2. Production of sufficient quantities of good quality material in order to satisfy the customer needs is essential. While producing more than the requirement may lead to unsold surplus which may cause losses to the nursery unit.
3. Advertising is costly but effective in horticulture nursery business. Marketing and advertising strategies must be preplanned to support each other and the business.
Site Selection for a Nursery
The site land should be suitable for nursery purpose. It must be laid out appropriately. It is also necessary for the site to have a good access for customers to reach the nursery.
Some Other Resources Required:
1. Seeds/Seedlings/Saplings/Budlings: The best quality pure planting materials are brought from authorized and well known sources.
2. Containers: This may simply be “peat cups” for seasonal vegetable or flower nurseries, or plastic pots and containers for growing potted shrubs and ornamental trees.
3. Landscape Fabric, Mulch, and Soil Conditioners: These resources are also required in nursery business and made available by registered stores.
4. Equipment and Implements: The various equipments and implements are required in a horticultural nursery. These may be bullock-drawn; man-operated or powerdriven. One should not depend on a single type of power. Small tractors with suitable trolleys, spray pumps, dusters, sprinklers, cranes, etc are very useful in nursery operations. These facilities can be bought, borrowed or hired on contract as and when needed. But the hiring, borrowing and sale agencies should be nearby and reliable.

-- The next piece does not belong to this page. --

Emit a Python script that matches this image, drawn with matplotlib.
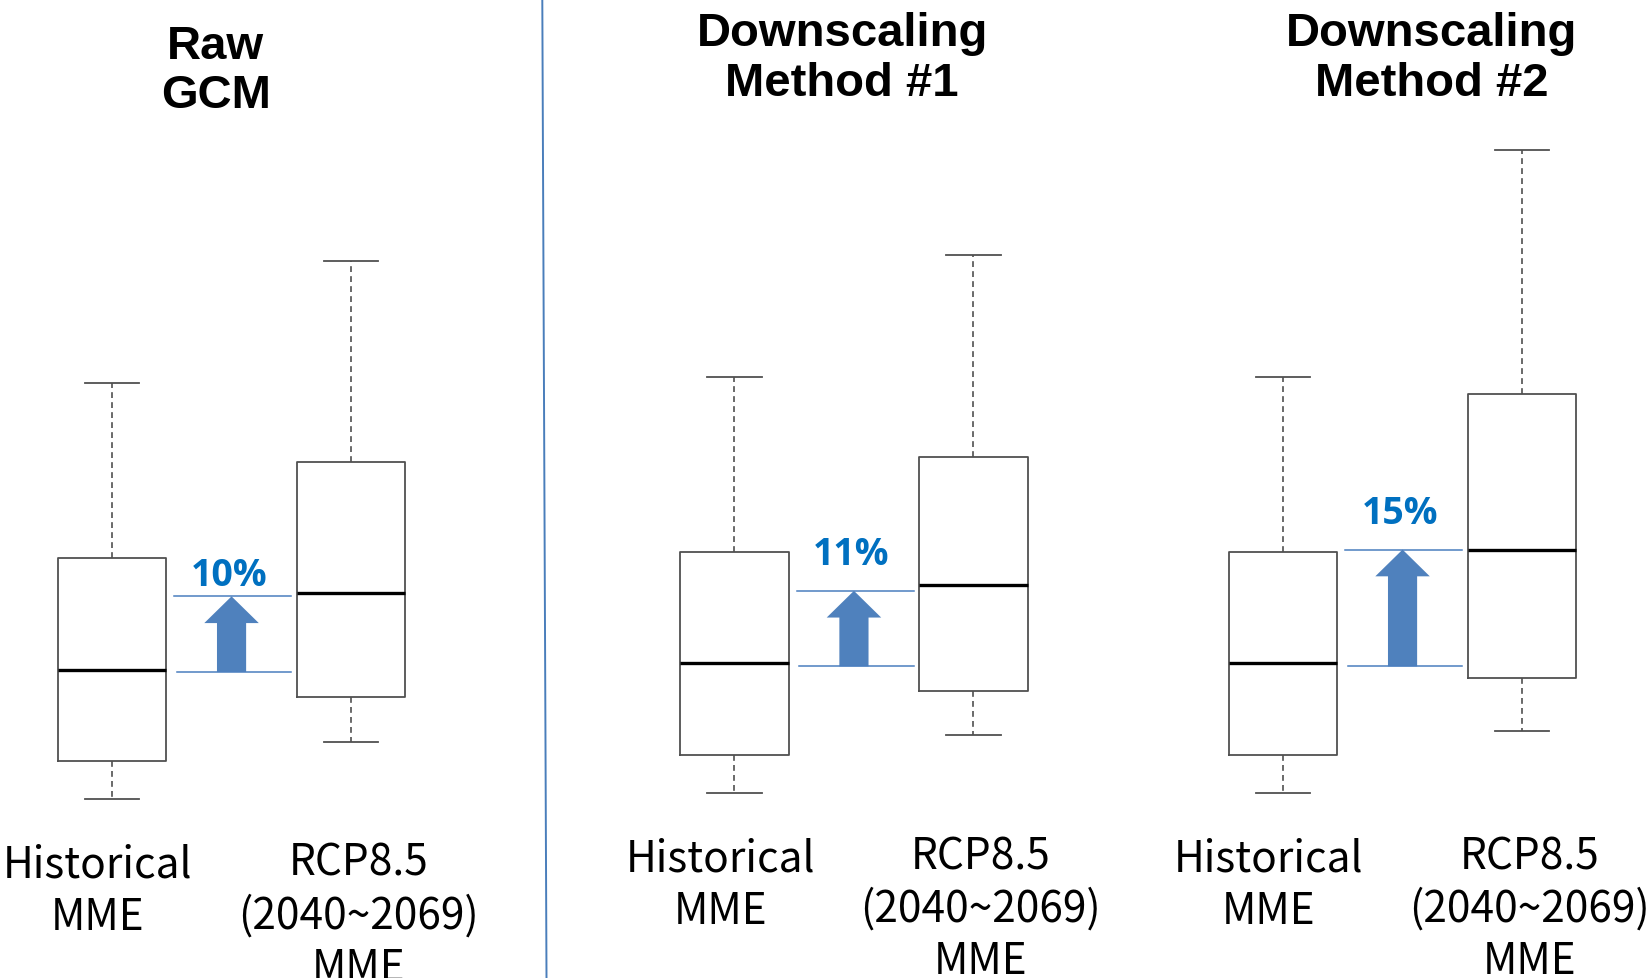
import matplotlib
matplotlib.use("Agg")
import matplotlib.pyplot as plt
from matplotlib.patches import FancyArrow
from matplotlib.lines import Line2D

# ── Data (arbitrary units, historical median = 100) ───────────────────────────
panel_titles = ["Raw\nGCM", "Downscaling\nMethod #1", "Downscaling\nMethod #2"]
box_labels = ["Historical\nMME", "RCP8.5\n(2040~2069)\nMME"]
change_labels = ["10%", "11%", "15%"]

hist_stats = dict(whislo=83.0, q1=88.0, med=100.0, q3=114.6, whishi=137.5)
rcp_whislo = [90.5, 90.6, 91.2]
rcp_q1     = [96.4, 96.4, 98.1]
rcp_med    = [110.1, 110.2, 114.9]
rcp_q3     = [127.2, 127.0, 135.3]
rcp_whishi = [153.5, 153.5, 167.3]

# levels of the thin blue guide lines around each arrow
guide_lo = [99.7, 99.6, 99.6]
guide_hi = [109.6, 109.5, 114.9]

# ── Figure setup ──────────────────────────────────────────────────────────────
W, H = 1651, 979
fig = plt.figure(figsize=(W / 100, H / 100), dpi=100)

grey = "#505050"
blue_line = "#4a7ebf"
arrow_col = "#4f81bd"
pct_col = "#0070c0"
label_font = ["Noto Sans CJK KR", "DejaVu Sans"]

# axes placement in pixels
ax_left_px = [4.5, 626.9, 1175.5]
ax_top_px = [98.1, 91.8, 91.8]
ax_bot_px = [861.5, 855.2, 855.2]
ax_w_px = 454.1
title_x_px = [215.8, 842.3, 1432.0]
title_base_px = [108.5, 95.8, 95.8]   # baseline of the last title line
pct_offset = [1.5, 12.5, 12.5]        # points above the upper guide line

for i in range(3):
    ax = fig.add_axes([ax_left_px[i] / W, 1 - ax_bot_px[i] / H,
                       ax_w_px / W, (ax_bot_px[i] - ax_top_px[i]) / H])
    rcp_stats = dict(whislo=rcp_whislo[i], q1=rcp_q1[i], med=rcp_med[i],
                     q3=rcp_q3[i], whishi=rcp_whishi[i])
    ax.bxp([hist_stats, rcp_stats], positions=[1, 2], widths=0.454,
           capwidths=0.229, showfliers=False,
           boxprops=dict(color=grey, linewidth=1.3),
           whiskerprops=dict(color=grey, linewidth=1.2, linestyle=(0, (3.5, 2.5))),
           capprops=dict(color=grey, linewidth=1.3),
           medianprops=dict(color="black", linewidth=2.4))
    ax.set_xlim(0.55, 2.45)
    ax.set_ylim(75, 175)
    ax.axis("off")

    # guide lines and arrow
    lo, hi = guide_lo[i], guide_hi[i]
    ax.plot([1.27, 1.75], [lo, lo], color=blue_line, lw=1.1)
    ax.plot([1.26, 1.75], [hi, hi], color=blue_line, lw=1.1)
    ax.add_patch(FancyArrow(1.5, lo, 0, hi - lo, width=0.122, head_width=0.228,
                            head_length=3.5, length_includes_head=True,
                            color=arrow_col, lw=0))
    ax.annotate(change_labels[i], xy=(1.49, hi), xytext=(0, pct_offset[i]),
                textcoords="offset points", ha="center", va="bottom",
                fontsize=27, fontweight="bold", color=pct_col,
                family="Open Sans")

    # category labels under the boxes (baseline of last line)
    for x, lab in zip([0.94, 2.03], box_labels):
        n = lab.count("\n")
        ax.text(x, 72.6 - 6.6 * n, lab, ha="center", va="baseline", fontsize=30.5,
                family=label_font, linespacing=1.25, clip_on=False)

    fig.text(title_x_px[i] / W, 1 - title_base_px[i] / H, panel_titles[i],
             ha="center", va="baseline", fontsize=34, fontweight="bold",
             family="Liberation Sans", linespacing=1.17)

# divider between raw and downscaled panels
fig.add_artist(Line2D([542.3 / W, 546.5 / W], [1, 0], color="#4a7ebb", lw=1.4))

fig.savefig("out.png", dpi=100, facecolor="white")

5. Education and Knowledge: Educating oneself about the local growing conditions and the probable problems which may come up in the future must be considered and taken care of prior to venturing into the nursery enterprise. Interactions with the local landscapers and entrepreneurs could help to find out what items are in demand in the specific area. There are “staple” plant products commonly used in an area, but these are commonly available with all nurseries. The most unusual plants which are being requested must also be considered. Indigenous species which could be used as garden plants should be considered as they can be acclimatized with minimum environmental impact. A detailed study of the plant species to be grown and the time required for their growth in order to be ready for the market must be studied. Ornamental plants grow fairly fast in the right conditions, but they may still take a year or more to be ready for market. Trees may take 3 to 5 years, depending on the size and species, when propagated from seed.